- Set exercise
Output the full listing below exactly, without the pictures.
───── Data block
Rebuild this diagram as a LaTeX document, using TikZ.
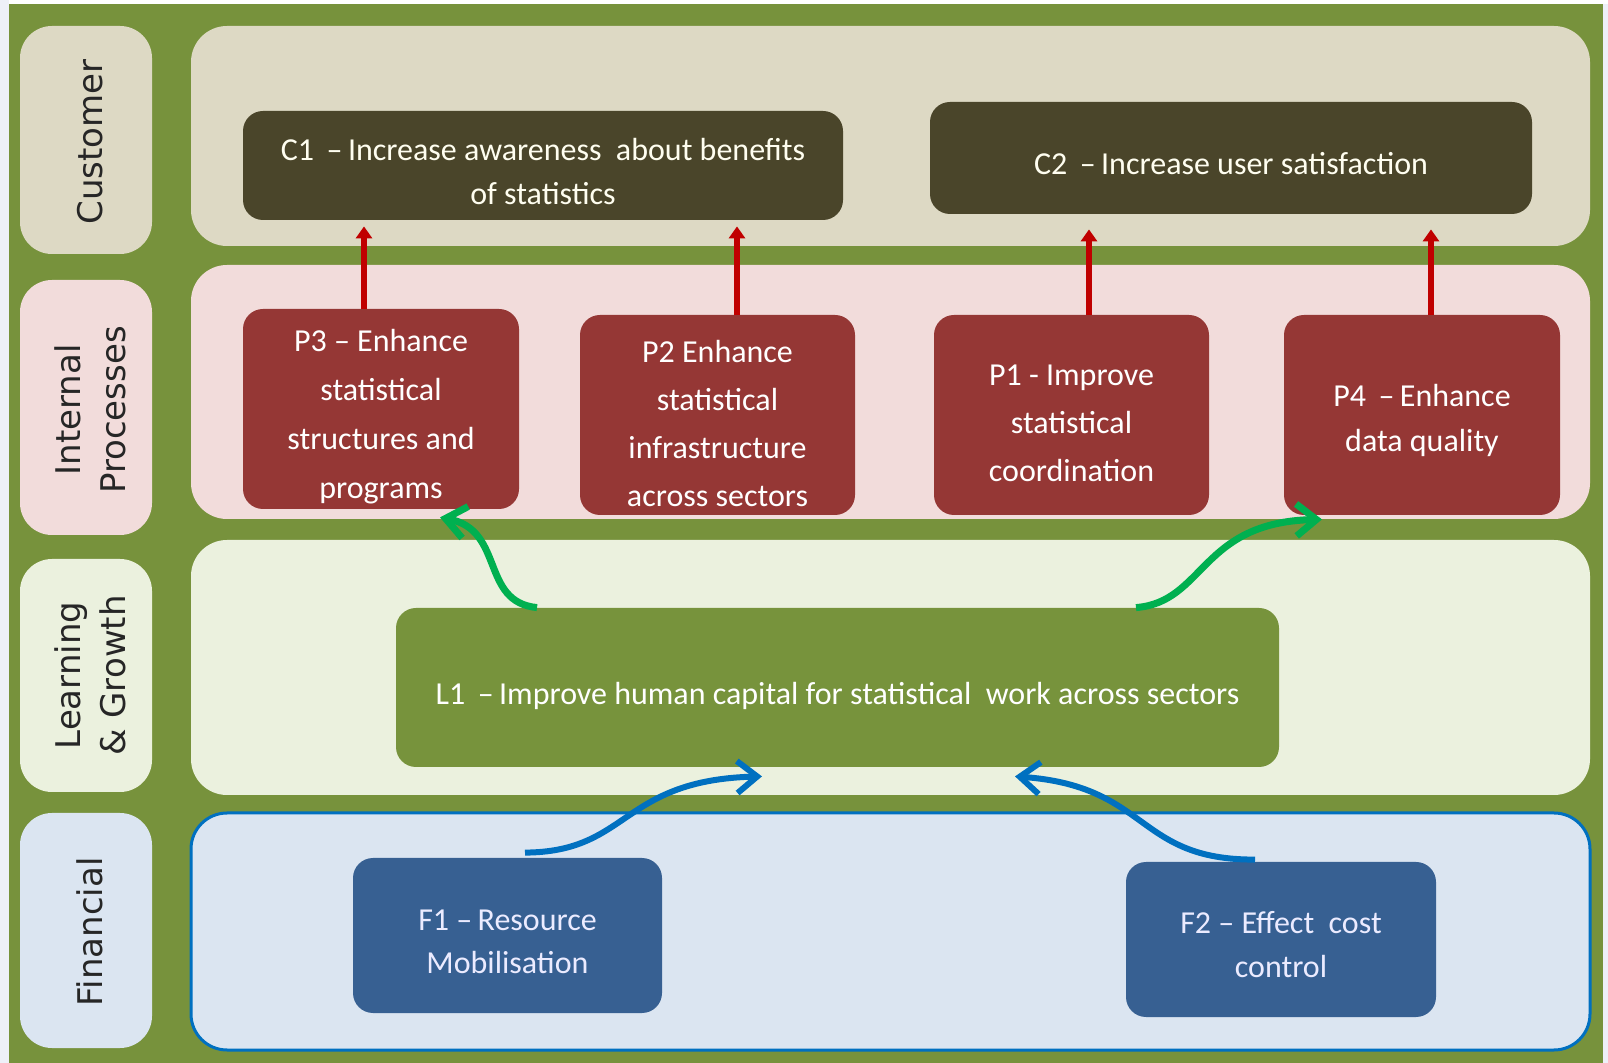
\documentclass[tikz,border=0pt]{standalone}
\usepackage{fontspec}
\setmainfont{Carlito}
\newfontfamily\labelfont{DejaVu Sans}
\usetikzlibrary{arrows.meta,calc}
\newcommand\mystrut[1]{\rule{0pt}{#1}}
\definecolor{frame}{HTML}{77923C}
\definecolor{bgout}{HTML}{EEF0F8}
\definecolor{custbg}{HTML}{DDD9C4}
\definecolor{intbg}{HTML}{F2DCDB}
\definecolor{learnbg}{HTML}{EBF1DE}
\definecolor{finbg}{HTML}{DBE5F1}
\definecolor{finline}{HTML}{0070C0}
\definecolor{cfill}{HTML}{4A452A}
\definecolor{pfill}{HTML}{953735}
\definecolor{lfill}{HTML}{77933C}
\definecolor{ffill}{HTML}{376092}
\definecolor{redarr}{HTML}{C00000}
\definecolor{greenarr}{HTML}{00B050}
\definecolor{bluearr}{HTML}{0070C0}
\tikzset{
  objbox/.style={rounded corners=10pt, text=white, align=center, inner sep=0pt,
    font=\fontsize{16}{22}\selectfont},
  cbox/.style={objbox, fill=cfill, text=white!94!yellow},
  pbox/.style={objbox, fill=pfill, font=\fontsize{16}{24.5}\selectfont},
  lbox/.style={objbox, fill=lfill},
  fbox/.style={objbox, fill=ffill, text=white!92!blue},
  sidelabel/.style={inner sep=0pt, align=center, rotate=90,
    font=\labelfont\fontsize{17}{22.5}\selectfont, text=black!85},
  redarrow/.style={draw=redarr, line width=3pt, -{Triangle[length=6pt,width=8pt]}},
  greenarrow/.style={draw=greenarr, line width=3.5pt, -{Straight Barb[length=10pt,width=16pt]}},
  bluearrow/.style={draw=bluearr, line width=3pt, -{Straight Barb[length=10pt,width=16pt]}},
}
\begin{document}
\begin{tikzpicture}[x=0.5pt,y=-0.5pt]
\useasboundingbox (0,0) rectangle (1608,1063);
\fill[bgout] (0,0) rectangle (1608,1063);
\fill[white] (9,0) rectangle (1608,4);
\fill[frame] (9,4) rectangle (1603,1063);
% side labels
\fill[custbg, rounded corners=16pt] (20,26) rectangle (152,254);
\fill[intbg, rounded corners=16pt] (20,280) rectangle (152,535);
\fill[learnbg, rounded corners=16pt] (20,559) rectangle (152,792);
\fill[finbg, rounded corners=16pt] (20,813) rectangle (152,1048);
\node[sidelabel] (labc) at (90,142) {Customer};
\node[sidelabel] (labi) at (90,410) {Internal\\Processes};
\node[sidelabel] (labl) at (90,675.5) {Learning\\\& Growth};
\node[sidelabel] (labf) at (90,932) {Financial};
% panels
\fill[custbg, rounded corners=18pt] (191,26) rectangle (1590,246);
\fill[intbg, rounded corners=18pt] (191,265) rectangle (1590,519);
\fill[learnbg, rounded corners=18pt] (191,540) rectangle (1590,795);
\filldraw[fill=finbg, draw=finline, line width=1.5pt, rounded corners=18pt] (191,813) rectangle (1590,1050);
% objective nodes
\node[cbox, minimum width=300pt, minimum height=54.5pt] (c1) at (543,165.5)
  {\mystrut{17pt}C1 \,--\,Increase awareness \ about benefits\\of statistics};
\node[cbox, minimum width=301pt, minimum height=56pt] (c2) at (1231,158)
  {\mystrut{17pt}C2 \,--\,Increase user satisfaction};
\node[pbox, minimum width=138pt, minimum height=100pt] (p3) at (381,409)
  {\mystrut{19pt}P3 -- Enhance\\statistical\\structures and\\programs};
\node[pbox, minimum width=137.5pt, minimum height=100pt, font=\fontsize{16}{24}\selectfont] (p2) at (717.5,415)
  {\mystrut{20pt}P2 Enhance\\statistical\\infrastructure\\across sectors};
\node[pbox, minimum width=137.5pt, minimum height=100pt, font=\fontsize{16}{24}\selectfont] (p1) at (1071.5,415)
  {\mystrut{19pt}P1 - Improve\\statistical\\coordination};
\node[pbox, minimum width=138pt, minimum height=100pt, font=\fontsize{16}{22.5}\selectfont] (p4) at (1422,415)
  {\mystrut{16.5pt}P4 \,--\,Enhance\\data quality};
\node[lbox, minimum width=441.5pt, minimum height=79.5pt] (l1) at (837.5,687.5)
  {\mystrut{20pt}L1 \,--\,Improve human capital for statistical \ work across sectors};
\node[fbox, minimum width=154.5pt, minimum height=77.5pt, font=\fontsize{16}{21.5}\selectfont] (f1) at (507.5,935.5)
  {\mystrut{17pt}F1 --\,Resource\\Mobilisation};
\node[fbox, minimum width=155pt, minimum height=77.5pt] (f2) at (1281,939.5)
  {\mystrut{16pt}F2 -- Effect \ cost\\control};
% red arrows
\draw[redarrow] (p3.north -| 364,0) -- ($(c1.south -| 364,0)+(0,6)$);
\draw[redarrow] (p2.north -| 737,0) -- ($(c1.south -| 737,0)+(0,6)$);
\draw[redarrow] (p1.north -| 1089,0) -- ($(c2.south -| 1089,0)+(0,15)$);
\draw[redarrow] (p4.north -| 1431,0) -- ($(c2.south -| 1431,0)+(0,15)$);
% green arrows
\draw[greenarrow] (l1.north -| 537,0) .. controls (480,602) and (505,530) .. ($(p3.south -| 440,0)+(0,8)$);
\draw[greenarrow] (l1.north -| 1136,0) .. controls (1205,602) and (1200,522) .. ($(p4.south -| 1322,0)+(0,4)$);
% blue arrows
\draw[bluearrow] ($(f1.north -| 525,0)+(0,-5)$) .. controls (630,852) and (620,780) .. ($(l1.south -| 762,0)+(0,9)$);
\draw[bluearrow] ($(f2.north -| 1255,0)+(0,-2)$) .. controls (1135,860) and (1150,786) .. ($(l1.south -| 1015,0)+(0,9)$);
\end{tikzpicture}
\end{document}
──────────
- Result of the task
Rebuild this diagram as a LaTeX document, using TikZ.
\documentclass[tikz,border=0pt]{standalone}
\usepackage{fontspec}
\setmainfont{Carlito}
\newfontfamily\labelfont{DejaVu Sans}
\usetikzlibrary{arrows.meta,calc}
\newcommand\mystrut[1]{\rule{0pt}{#1}}
\definecolor{frame}{HTML}{77923C}
\definecolor{bgout}{HTML}{EEF0F8}
\definecolor{custbg}{HTML}{DDD9C4}
\definecolor{intbg}{HTML}{F2DCDB}
\definecolor{learnbg}{HTML}{EBF1DE}
\definecolor{finbg}{HTML}{DBE5F1}
\definecolor{finline}{HTML}{0070C0}
\definecolor{cfill}{HTML}{4A452A}
\definecolor{pfill}{HTML}{953735}
\definecolor{lfill}{HTML}{77933C}
\definecolor{ffill}{HTML}{376092}
\definecolor{redarr}{HTML}{C00000}
\definecolor{greenarr}{HTML}{00B050}
\definecolor{bluearr}{HTML}{0070C0}
\tikzset{
  objbox/.style={rounded corners=10pt, text=white, align=center, inner sep=0pt,
    font=\fontsize{16}{22}\selectfont},
  cbox/.style={objbox, fill=cfill, text=white!94!yellow},
  pbox/.style={objbox, fill=pfill, font=\fontsize{16}{24.5}\selectfont},
  lbox/.style={objbox, fill=lfill},
  fbox/.style={objbox, fill=ffill, text=white!92!blue},
  sidelabel/.style={inner sep=0pt, align=center, rotate=90,
    font=\labelfont\fontsize{17}{22.5}\selectfont, text=black!85},
  redarrow/.style={draw=redarr, line width=3pt, -{Triangle[length=6pt,width=8pt]}},
  greenarrow/.style={draw=greenarr, line width=3.5pt, -{Straight Barb[length=10pt,width=16pt]}},
  bluearrow/.style={draw=bluearr, line width=3pt, -{Straight Barb[length=10pt,width=16pt]}},
}
\begin{document}
\begin{tikzpicture}[x=0.5pt,y=-0.5pt]
\useasboundingbox (0,0) rectangle (1608,1063);
\fill[bgout] (0,0) rectangle (1608,1063);
\fill[white] (9,0) rectangle (1608,4);
\fill[frame] (9,4) rectangle (1603,1063);
% side labels
\fill[custbg, rounded corners=16pt] (20,26) rectangle (152,254);
\fill[intbg, rounded corners=16pt] (20,280) rectangle (152,535);
\fill[learnbg, rounded corners=16pt] (20,559) rectangle (152,792);
\fill[finbg, rounded corners=16pt] (20,813) rectangle (152,1048);
\node[sidelabel] (labc) at (90,142) {Customer};
\node[sidelabel] (labi) at (90,410) {Internal\\Processes};
\node[sidelabel] (labl) at (90,675.5) {Learning\\\& Growth};
\node[sidelabel] (labf) at (90,932) {Financial};
% panels
\fill[custbg, rounded corners=18pt] (191,26) rectangle (1590,246);
\fill[intbg, rounded corners=18pt] (191,265) rectangle (1590,519);
\fill[learnbg, rounded corners=18pt] (191,540) rectangle (1590,795);
\filldraw[fill=finbg, draw=finline, line width=1.5pt, rounded corners=18pt] (191,813) rectangle (1590,1050);
% objective nodes
\node[cbox, minimum width=300pt, minimum height=54.5pt] (c1) at (543,165.5)
  {\mystrut{17pt}C1 \,--\,Increase awareness \ about benefits\\of statistics};
\node[cbox, minimum width=301pt, minimum height=56pt] (c2) at (1231,158)
  {\mystrut{17pt}C2 \,--\,Increase user satisfaction};
\node[pbox, minimum width=138pt, minimum height=100pt] (p3) at (381,409)
  {\mystrut{19pt}P3 -- Enhance\\statistical\\structures and\\programs};
\node[pbox, minimum width=137.5pt, minimum height=100pt, font=\fontsize{16}{24}\selectfont] (p2) at (717.5,415)
  {\mystrut{20pt}P2 Enhance\\statistical\\infrastructure\\across sectors};
\node[pbox, minimum width=137.5pt, minimum height=100pt, font=\fontsize{16}{24}\selectfont] (p1) at (1071.5,415)
  {\mystrut{19pt}P1 - Improve\\statistical\\coordination};
\node[pbox, minimum width=138pt, minimum height=100pt, font=\fontsize{16}{22.5}\selectfont] (p4) at (1422,415)
  {\mystrut{16.5pt}P4 \,--\,Enhance\\data quality};
\node[lbox, minimum width=441.5pt, minimum height=79.5pt] (l1) at (837.5,687.5)
  {\mystrut{20pt}L1 \,--\,Improve human capital for statistical \ work across sectors};
\node[fbox, minimum width=154.5pt, minimum height=77.5pt, font=\fontsize{16}{21.5}\selectfont] (f1) at (507.5,935.5)
  {\mystrut{17pt}F1 --\,Resource\\Mobilisation};
\node[fbox, minimum width=155pt, minimum height=77.5pt] (f2) at (1281,939.5)
  {\mystrut{16pt}F2 -- Effect \ cost\\control};
% red arrows
\draw[redarrow] (p3.north -| 364,0) -- ($(c1.south -| 364,0)+(0,6)$);
\draw[redarrow] (p2.north -| 737,0) -- ($(c1.south -| 737,0)+(0,6)$);
\draw[redarrow] (p1.north -| 1089,0) -- ($(c2.south -| 1089,0)+(0,15)$);
\draw[redarrow] (p4.north -| 1431,0) -- ($(c2.south -| 1431,0)+(0,15)$);
% green arrows
\draw[greenarrow] (l1.north -| 537,0) .. controls (480,602) and (505,530) .. ($(p3.south -| 440,0)+(0,8)$);
\draw[greenarrow] (l1.north -| 1136,0) .. controls (1205,602) and (1200,522) .. ($(p4.south -| 1322,0)+(0,4)$);
% blue arrows
\draw[bluearrow] ($(f1.north -| 525,0)+(0,-5)$) .. controls (630,852) and (620,780) .. ($(l1.south -| 762,0)+(0,9)$);
\draw[bluearrow] ($(f2.north -| 1255,0)+(0,-2)$) .. controls (1135,860) and (1150,786) .. ($(l1.south -| 1015,0)+(0,9)$);
\end{tikzpicture}
\end{document}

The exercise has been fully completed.